> _WHAT IS EXPECTED_: Repeat every line of the listing below exactly, minus the pictures.

> _RECORDED DATA_:
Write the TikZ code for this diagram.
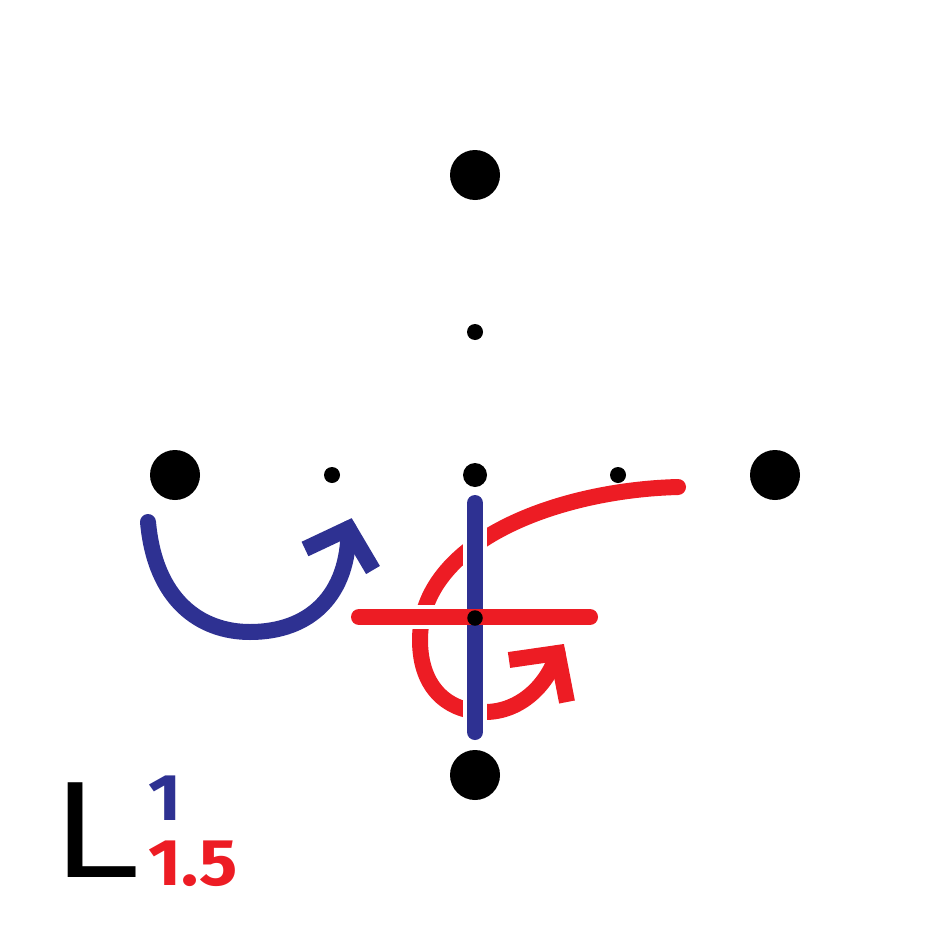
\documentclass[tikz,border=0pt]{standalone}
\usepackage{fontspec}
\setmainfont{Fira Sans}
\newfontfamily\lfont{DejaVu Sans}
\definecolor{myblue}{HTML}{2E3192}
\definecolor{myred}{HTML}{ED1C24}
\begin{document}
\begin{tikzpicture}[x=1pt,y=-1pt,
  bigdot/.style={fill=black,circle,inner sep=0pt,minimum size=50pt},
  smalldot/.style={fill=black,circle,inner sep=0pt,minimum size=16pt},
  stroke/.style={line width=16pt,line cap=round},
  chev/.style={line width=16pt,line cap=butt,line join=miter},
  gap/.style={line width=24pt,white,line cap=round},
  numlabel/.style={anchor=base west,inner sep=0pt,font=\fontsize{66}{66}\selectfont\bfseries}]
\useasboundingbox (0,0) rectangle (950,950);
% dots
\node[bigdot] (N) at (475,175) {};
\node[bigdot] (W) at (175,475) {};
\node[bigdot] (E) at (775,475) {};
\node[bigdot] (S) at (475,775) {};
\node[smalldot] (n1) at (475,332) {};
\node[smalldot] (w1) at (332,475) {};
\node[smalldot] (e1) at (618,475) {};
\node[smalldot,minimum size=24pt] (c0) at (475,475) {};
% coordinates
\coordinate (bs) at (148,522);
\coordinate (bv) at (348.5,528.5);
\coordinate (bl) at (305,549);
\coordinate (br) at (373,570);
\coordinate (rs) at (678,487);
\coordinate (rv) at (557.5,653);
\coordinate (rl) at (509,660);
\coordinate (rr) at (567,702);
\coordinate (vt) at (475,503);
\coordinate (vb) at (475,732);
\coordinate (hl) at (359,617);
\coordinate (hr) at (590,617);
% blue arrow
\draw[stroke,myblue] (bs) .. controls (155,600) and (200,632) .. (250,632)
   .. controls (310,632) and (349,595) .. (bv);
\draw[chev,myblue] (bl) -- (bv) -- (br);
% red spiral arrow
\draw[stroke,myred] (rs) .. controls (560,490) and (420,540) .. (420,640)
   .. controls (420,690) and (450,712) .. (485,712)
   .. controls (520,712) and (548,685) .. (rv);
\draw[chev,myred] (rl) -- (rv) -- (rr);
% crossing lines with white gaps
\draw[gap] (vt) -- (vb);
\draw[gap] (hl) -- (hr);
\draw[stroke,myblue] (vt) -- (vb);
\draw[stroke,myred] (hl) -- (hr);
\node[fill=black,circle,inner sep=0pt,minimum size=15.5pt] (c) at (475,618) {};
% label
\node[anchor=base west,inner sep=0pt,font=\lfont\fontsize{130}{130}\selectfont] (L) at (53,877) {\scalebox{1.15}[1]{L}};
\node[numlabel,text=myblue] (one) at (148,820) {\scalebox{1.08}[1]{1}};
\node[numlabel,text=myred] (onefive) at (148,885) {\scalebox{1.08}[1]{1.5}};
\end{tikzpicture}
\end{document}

> _EXERCISE RESULT_:
Write the TikZ code for this diagram.
\documentclass[tikz,border=0pt]{standalone}
\usepackage{fontspec}
\setmainfont{Fira Sans}
\newfontfamily\lfont{DejaVu Sans}
\definecolor{myblue}{HTML}{2E3192}
\definecolor{myred}{HTML}{ED1C24}
\begin{document}
\begin{tikzpicture}[x=1pt,y=-1pt,
  bigdot/.style={fill=black,circle,inner sep=0pt,minimum size=50pt},
  smalldot/.style={fill=black,circle,inner sep=0pt,minimum size=16pt},
  stroke/.style={line width=16pt,line cap=round},
  chev/.style={line width=16pt,line cap=butt,line join=miter},
  gap/.style={line width=24pt,white,line cap=round},
  numlabel/.style={anchor=base west,inner sep=0pt,font=\fontsize{66}{66}\selectfont\bfseries}]
\useasboundingbox (0,0) rectangle (950,950);
% dots
\node[bigdot] (N) at (475,175) {};
\node[bigdot] (W) at (175,475) {};
\node[bigdot] (E) at (775,475) {};
\node[bigdot] (S) at (475,775) {};
\node[smalldot] (n1) at (475,332) {};
\node[smalldot] (w1) at (332,475) {};
\node[smalldot] (e1) at (618,475) {};
\node[smalldot,minimum size=24pt] (c0) at (475,475) {};
% coordinates
\coordinate (bs) at (148,522);
\coordinate (bv) at (348.5,528.5);
\coordinate (bl) at (305,549);
\coordinate (br) at (373,570);
\coordinate (rs) at (678,487);
\coordinate (rv) at (557.5,653);
\coordinate (rl) at (509,660);
\coordinate (rr) at (567,702);
\coordinate (vt) at (475,503);
\coordinate (vb) at (475,732);
\coordinate (hl) at (359,617);
\coordinate (hr) at (590,617);
% blue arrow
\draw[stroke,myblue] (bs) .. controls (155,600) and (200,632) .. (250,632)
   .. controls (310,632) and (349,595) .. (bv);
\draw[chev,myblue] (bl) -- (bv) -- (br);
% red spiral arrow
\draw[stroke,myred] (rs) .. controls (560,490) and (420,540) .. (420,640)
   .. controls (420,690) and (450,712) .. (485,712)
   .. controls (520,712) and (548,685) .. (rv);
\draw[chev,myred] (rl) -- (rv) -- (rr);
% crossing lines with white gaps
\draw[gap] (vt) -- (vb);
\draw[gap] (hl) -- (hr);
\draw[stroke,myblue] (vt) -- (vb);
\draw[stroke,myred] (hl) -- (hr);
\node[fill=black,circle,inner sep=0pt,minimum size=15.5pt] (c) at (475,618) {};
% label
\node[anchor=base west,inner sep=0pt,font=\lfont\fontsize{130}{130}\selectfont] (L) at (53,877) {\scalebox{1.15}[1]{L}};
\node[numlabel,text=myblue] (one) at (148,820) {\scalebox{1.08}[1]{1}};
\node[numlabel,text=myred] (onefive) at (148,885) {\scalebox{1.08}[1]{1.5}};
\end{tikzpicture}
\end{document}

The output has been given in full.